Our senses can unexpectedly transport us to those places and bring back those memories that are ensconced in some remote corner of our brain. The multi-faceted artist, Noorjehan Bilgrami, experienced this while walking in the adjoining park of the National Museum in Karachi.
Even before her mind could register, the fragrance from blooming flowers of the molsri tree had transported her to her childhood home in Hyderabad Deccan. Realising that the tree is available in Karachi, she planted it in her garden and years later its fragrance became one of the departure points of her current exhibition “Molsri ke saaye taley, (Under the molsri tree)” curated by Maha Malik at Koel Gallery, Karachi.
The work mainly consists of paintings, small installations created inside Plexiglas cases and a short film. Translucent washes of pigment on rice paper incorporating old family photographs, drawings, floral patterns, marks and geometric spaces make up the two-dimensional surfaces. The colour palette consists of sepia and earth tones along with deep indigo blue and gold. The work suggests visual recording of family history and nostalgia.
The artist, however, says that the intention of the work is not nostalgia but memory and a fragile connection to memories. The search into the family history started some years back in Edinburgh where Bilgrami’s daughter was working on a film based on her ancestral roots in Scotland. This took the artist to Canada where she searched for images through her mother’s collection of family photographs, resulting in the current body of work.

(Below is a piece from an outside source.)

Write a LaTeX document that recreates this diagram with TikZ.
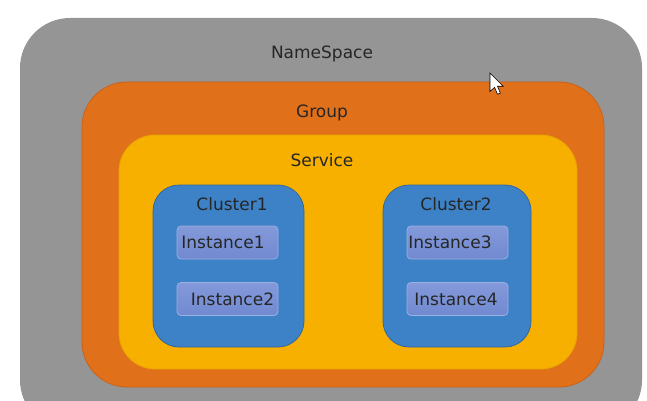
\documentclass[tikz,border=0pt]{standalone}
\usepackage{fontspec}
\setmainfont{DejaVu Sans}
\begin{document}
\begin{tikzpicture}[x=1pt,y=-1pt,
  box/.style={rectangle, inner sep=0pt, line width=0.8pt},
  lbl/.style={text=txt, font=\fontsize{17}{20}\selectfont, inner sep=0pt, anchor=center},
  inst/.style={box, top color=insttop, bottom color=instbot, draw=instedge, rounded corners=4pt, minimum width=101pt, minimum height=33pt},
  clus/.style={box, fill=clusfill, draw=clusedge, rounded corners=26pt, minimum width=150pt, minimum height=162pt}]
\definecolor{txt}{HTML}{262626}
\definecolor{nsfill}{HTML}{959595}
\definecolor{grfill}{HTML}{E1701A}
\definecolor{gredge}{HTML}{C9621A}
\definecolor{svfill}{HTML}{F8B000}
\definecolor{svedge}{HTML}{E9A200}
\definecolor{clusfill}{HTML}{3D82C6}
\definecolor{clusedge}{HTML}{31689E}
\definecolor{insttop}{HTML}{8399DA}
\definecolor{instbot}{HTML}{7189D0}
\definecolor{instedge}{HTML}{9BB0E2}
\useasboundingbox (0,0) rectangle (647,401);
\fill[white] (0,0) rectangle (647,401);
\clip (0,0) rectangle (647,401);
% boxes
\node[box, fill=nsfill, rounded corners=50pt, minimum width=622pt, minimum height=412pt] (ns) at (331,224) {};
\node[box, fill=grfill, draw=gredge, rounded corners=45pt, minimum width=522pt, minimum height=305pt] (group) at (343,234.5) {};
\node[box, fill=svfill, draw=svedge, rounded corners=36pt, minimum width=458pt, minimum height=234pt] (service) at (348,252) {};
\node[clus, minimum width=151pt] (c1) at (228.5,266) {};
\node[clus, minimum width=148pt] (c2) at (457,266) {};
\node[inst] (i1) at (227.5,242.5) {};
\node[inst] (i2) at (227.5,299) {};
\node[inst] (i3) at (457.5,242.5) {};
\node[inst] (i4) at (457.5,299) {};
% labels
\node[lbl] (tns) at (322,54) {NameSpace};
\node[lbl] (tgr) at (322,113) {Group};
\node[lbl] (tsv) at (322,160) {Service};
\node[lbl] (tc1) at (232,204) {Cluster1};
\node[lbl] (tc2) at (456,204) {Cluster2};
\node[lbl] (ti1) at (223,242) {Instance1};
\node[lbl] (ti2) at (232.5,299) {Instance2};
\node[lbl] (ti3) at (450,242) {Instance3};
\node[lbl] (ti4) at (456,299) {Instance4};
% mouse cursor
\coordinate (cur) at (490,73);
\draw[fill=white, draw=black, line width=0.6pt, line join=miter, shift={(cur)}, scale=1.15]
  (0,0) -- (0,16) -- (4,12.5) -- (6.5,18.5) -- (9,17.5) -- (6.5,11.5) -- (11.5,11.5) -- cycle;
\end{tikzpicture}
\end{document}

Noorjehan Bilgrami’s work evokes a sense of fragility associated with memory and a careful preservation of the past
The origins of Bilgrami’s textile practice, spanning over three decades, can be traced back to the costumes worn by her ancestors and the rich memory of that time. Her extensive engagement with the materials seeps into her paintings, which incorporate printed and dyed fabric, and Neer (indigo) and gold pigments. The floral patterns appearing in the paintings extend out from the woven clothes worn by the figures. The portraits, geometric shapes, images of molsri tree, marks and washes of paints, along with other irreducible elements in the paintings, are layers of past and present, the self and the extensions of the self.
|Under the molsri tree 6|
The work is partly informed by the artist’s thoughts emerging from her meditative practice, the idea of looking out into distance, searching beyond horizons and then bringing the gaze back to the present. In meditative practice, self is contained in a square or a four cubic feet space, which is considered one’s real existence in the universe. The geometry, also found in the earliest spiritual thought as well as Islam and Islamic art, is a way to locate the self.
Inside the Plexiglas cases, the paintings are devoid of photographs; instead indigo blue dominates the canvas. A loosely drawn grid, sketches of land and sea and dribbles from the paintbrush mark the surfaces. Small parcels or bundles made from the finest paper and fabric sit on top of the drawings. The bundles evoke a sense of fragility and preciousness associated with memory and a careful preservation of the past. These works extend into the film — deep blue sea, fabric being dipped in indigo dye and the artist making marks on paper.
The film is a recording of the artist’s process and, on another level; the juxtaposed images create connections between nature, work and life — the expanse of the sea and the artist in her studio. With everyday events, news and current geo-political situation, one may feel dislocated, an idea about which Miwon Kwon has written extensively. For Noorjehan Bilgrami the eyes gazing out from the paintings and meditative process of creating connections counters dislocation and is a constant search for grounding the self.